* **GIVEN REQUEST**: Repeat every line of the data exactly, but not the pictures.

* **SUPPLIED MATERIAL**:
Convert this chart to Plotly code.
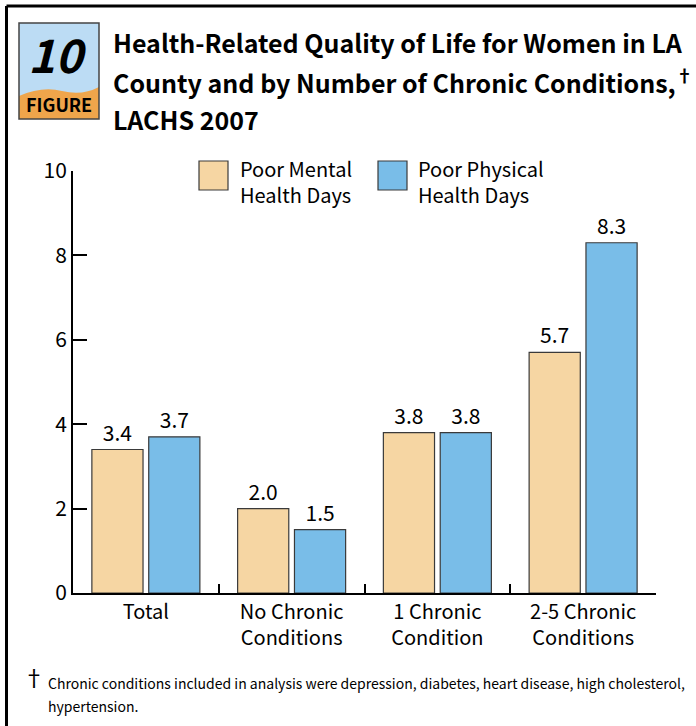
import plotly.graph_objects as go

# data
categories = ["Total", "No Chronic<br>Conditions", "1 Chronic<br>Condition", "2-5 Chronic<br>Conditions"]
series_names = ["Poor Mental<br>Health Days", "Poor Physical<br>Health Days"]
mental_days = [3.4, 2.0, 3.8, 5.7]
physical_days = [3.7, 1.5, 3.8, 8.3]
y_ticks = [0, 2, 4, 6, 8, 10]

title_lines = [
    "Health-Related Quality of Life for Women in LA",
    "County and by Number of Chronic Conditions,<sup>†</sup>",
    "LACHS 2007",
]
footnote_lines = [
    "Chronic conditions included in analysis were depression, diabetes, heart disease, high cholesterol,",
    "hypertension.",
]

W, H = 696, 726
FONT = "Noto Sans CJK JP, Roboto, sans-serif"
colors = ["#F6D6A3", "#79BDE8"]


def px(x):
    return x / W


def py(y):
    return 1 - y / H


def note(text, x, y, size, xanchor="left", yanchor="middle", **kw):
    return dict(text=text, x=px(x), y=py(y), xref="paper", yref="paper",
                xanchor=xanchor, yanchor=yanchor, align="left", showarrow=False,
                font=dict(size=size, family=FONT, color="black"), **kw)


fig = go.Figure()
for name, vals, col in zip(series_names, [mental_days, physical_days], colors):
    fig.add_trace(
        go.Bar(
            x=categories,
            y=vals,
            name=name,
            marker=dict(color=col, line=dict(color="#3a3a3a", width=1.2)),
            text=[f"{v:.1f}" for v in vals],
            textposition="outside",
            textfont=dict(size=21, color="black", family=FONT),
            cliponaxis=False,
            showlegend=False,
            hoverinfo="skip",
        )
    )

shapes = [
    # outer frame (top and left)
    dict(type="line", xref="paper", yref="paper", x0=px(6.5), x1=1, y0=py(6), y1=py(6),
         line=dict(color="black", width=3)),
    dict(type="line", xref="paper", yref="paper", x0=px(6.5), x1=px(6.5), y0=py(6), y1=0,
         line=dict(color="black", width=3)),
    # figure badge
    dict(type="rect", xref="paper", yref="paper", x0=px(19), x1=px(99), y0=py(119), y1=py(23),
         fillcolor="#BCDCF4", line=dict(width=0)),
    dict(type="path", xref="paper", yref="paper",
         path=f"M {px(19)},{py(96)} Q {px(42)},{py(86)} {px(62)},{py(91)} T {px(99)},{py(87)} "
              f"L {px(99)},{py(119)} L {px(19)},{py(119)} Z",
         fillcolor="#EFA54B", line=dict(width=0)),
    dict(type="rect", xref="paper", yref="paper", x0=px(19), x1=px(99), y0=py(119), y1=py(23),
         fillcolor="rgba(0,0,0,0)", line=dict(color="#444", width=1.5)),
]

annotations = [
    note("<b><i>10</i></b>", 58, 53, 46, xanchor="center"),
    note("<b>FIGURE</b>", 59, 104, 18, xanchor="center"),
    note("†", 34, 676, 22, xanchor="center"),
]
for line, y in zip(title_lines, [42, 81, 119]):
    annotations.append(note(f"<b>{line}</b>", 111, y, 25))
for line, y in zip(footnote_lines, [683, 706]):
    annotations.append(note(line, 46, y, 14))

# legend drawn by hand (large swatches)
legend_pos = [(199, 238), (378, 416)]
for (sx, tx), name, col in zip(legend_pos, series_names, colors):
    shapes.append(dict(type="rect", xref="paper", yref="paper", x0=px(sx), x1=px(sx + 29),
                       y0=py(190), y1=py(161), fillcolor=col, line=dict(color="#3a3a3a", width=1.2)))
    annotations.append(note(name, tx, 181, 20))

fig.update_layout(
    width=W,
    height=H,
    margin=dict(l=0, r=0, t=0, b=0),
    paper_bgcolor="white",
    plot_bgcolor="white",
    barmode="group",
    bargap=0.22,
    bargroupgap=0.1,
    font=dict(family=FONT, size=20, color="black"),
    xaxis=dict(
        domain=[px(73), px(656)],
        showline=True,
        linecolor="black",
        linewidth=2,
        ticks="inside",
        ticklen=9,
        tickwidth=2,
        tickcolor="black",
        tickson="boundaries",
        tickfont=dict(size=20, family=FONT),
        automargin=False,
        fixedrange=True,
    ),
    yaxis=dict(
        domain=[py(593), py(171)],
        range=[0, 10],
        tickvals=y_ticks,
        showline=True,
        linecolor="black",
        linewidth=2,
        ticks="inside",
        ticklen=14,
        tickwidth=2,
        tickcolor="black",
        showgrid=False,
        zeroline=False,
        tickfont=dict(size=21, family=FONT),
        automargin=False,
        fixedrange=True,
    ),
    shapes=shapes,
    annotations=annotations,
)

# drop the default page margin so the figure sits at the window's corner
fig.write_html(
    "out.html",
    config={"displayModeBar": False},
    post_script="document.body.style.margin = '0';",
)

* **EXERCISE ANSWER**:
Convert this chart to Plotly code.
import plotly.graph_objects as go

# data
categories = ["Total", "No Chronic<br>Conditions", "1 Chronic<br>Condition", "2-5 Chronic<br>Conditions"]
series_names = ["Poor Mental<br>Health Days", "Poor Physical<br>Health Days"]
mental_days = [3.4, 2.0, 3.8, 5.7]
physical_days = [3.7, 1.5, 3.8, 8.3]
y_ticks = [0, 2, 4, 6, 8, 10]

title_lines = [
    "Health-Related Quality of Life for Women in LA",
    "County and by Number of Chronic Conditions,<sup>†</sup>",
    "LACHS 2007",
]
footnote_lines = [
    "Chronic conditions included in analysis were depression, diabetes, heart disease, high cholesterol,",
    "hypertension.",
]

W, H = 696, 726
FONT = "Noto Sans CJK JP, Roboto, sans-serif"
colors = ["#F6D6A3", "#79BDE8"]


def px(x):
    return x / W


def py(y):
    return 1 - y / H


def note(text, x, y, size, xanchor="left", yanchor="middle", **kw):
    return dict(text=text, x=px(x), y=py(y), xref="paper", yref="paper",
                xanchor=xanchor, yanchor=yanchor, align="left", showarrow=False,
                font=dict(size=size, family=FONT, color="black"), **kw)


fig = go.Figure()
for name, vals, col in zip(series_names, [mental_days, physical_days], colors):
    fig.add_trace(
        go.Bar(
            x=categories,
            y=vals,
            name=name,
            marker=dict(color=col, line=dict(color="#3a3a3a", width=1.2)),
            text=[f"{v:.1f}" for v in vals],
            textposition="outside",
            textfont=dict(size=21, color="black", family=FONT),
            cliponaxis=False,
            showlegend=False,
            hoverinfo="skip",
        )
    )

shapes = [
    # outer frame (top and left)
    dict(type="line", xref="paper", yref="paper", x0=px(6.5), x1=1, y0=py(6), y1=py(6),
         line=dict(color="black", width=3)),
    dict(type="line", xref="paper", yref="paper", x0=px(6.5), x1=px(6.5), y0=py(6), y1=0,
         line=dict(color="black", width=3)),
    # figure badge
    dict(type="rect", xref="paper", yref="paper", x0=px(19), x1=px(99), y0=py(119), y1=py(23),
         fillcolor="#BCDCF4", line=dict(width=0)),
    dict(type="path", xref="paper", yref="paper",
         path=f"M {px(19)},{py(96)} Q {px(42)},{py(86)} {px(62)},{py(91)} T {px(99)},{py(87)} "
              f"L {px(99)},{py(119)} L {px(19)},{py(119)} Z",
         fillcolor="#EFA54B", line=dict(width=0)),
    dict(type="rect", xref="paper", yref="paper", x0=px(19), x1=px(99), y0=py(119), y1=py(23),
         fillcolor="rgba(0,0,0,0)", line=dict(color="#444", width=1.5)),
]

annotations = [
    note("<b><i>10</i></b>", 58, 53, 46, xanchor="center"),
    note("<b>FIGURE</b>", 59, 104, 18, xanchor="center"),
    note("†", 34, 676, 22, xanchor="center"),
]
for line, y in zip(title_lines, [42, 81, 119]):
    annotations.append(note(f"<b>{line}</b>", 111, y, 25))
for line, y in zip(footnote_lines, [683, 706]):
    annotations.append(note(line, 46, y, 14))

# legend drawn by hand (large swatches)
legend_pos = [(199, 238), (378, 416)]
for (sx, tx), name, col in zip(legend_pos, series_names, colors):
    shapes.append(dict(type="rect", xref="paper", yref="paper", x0=px(sx), x1=px(sx + 29),
                       y0=py(190), y1=py(161), fillcolor=col, line=dict(color="#3a3a3a", width=1.2)))
    annotations.append(note(name, tx, 181, 20))

fig.update_layout(
    width=W,
    height=H,
    margin=dict(l=0, r=0, t=0, b=0),
    paper_bgcolor="white",
    plot_bgcolor="white",
    barmode="group",
    bargap=0.22,
    bargroupgap=0.1,
    font=dict(family=FONT, size=20, color="black"),
    xaxis=dict(
        domain=[px(73), px(656)],
        showline=True,
        linecolor="black",
        linewidth=2,
        ticks="inside",
        ticklen=9,
        tickwidth=2,
        tickcolor="black",
        tickson="boundaries",
        tickfont=dict(size=20, family=FONT),
        automargin=False,
        fixedrange=True,
    ),
    yaxis=dict(
        domain=[py(593), py(171)],
        range=[0, 10],
        tickvals=y_ticks,
        showline=True,
        linecolor="black",
        linewidth=2,
        ticks="inside",
        ticklen=14,
        tickwidth=2,
        tickcolor="black",
        showgrid=False,
        zeroline=False,
        tickfont=dict(size=21, family=FONT),
        automargin=False,
        fixedrange=True,
    ),
    shapes=shapes,
    annotations=annotations,
)

# drop the default page margin so the figure sits at the window's corner
fig.write_html(
    "out.html",
    config={"displayModeBar": False},
    post_script="document.body.style.margin = '0';",
)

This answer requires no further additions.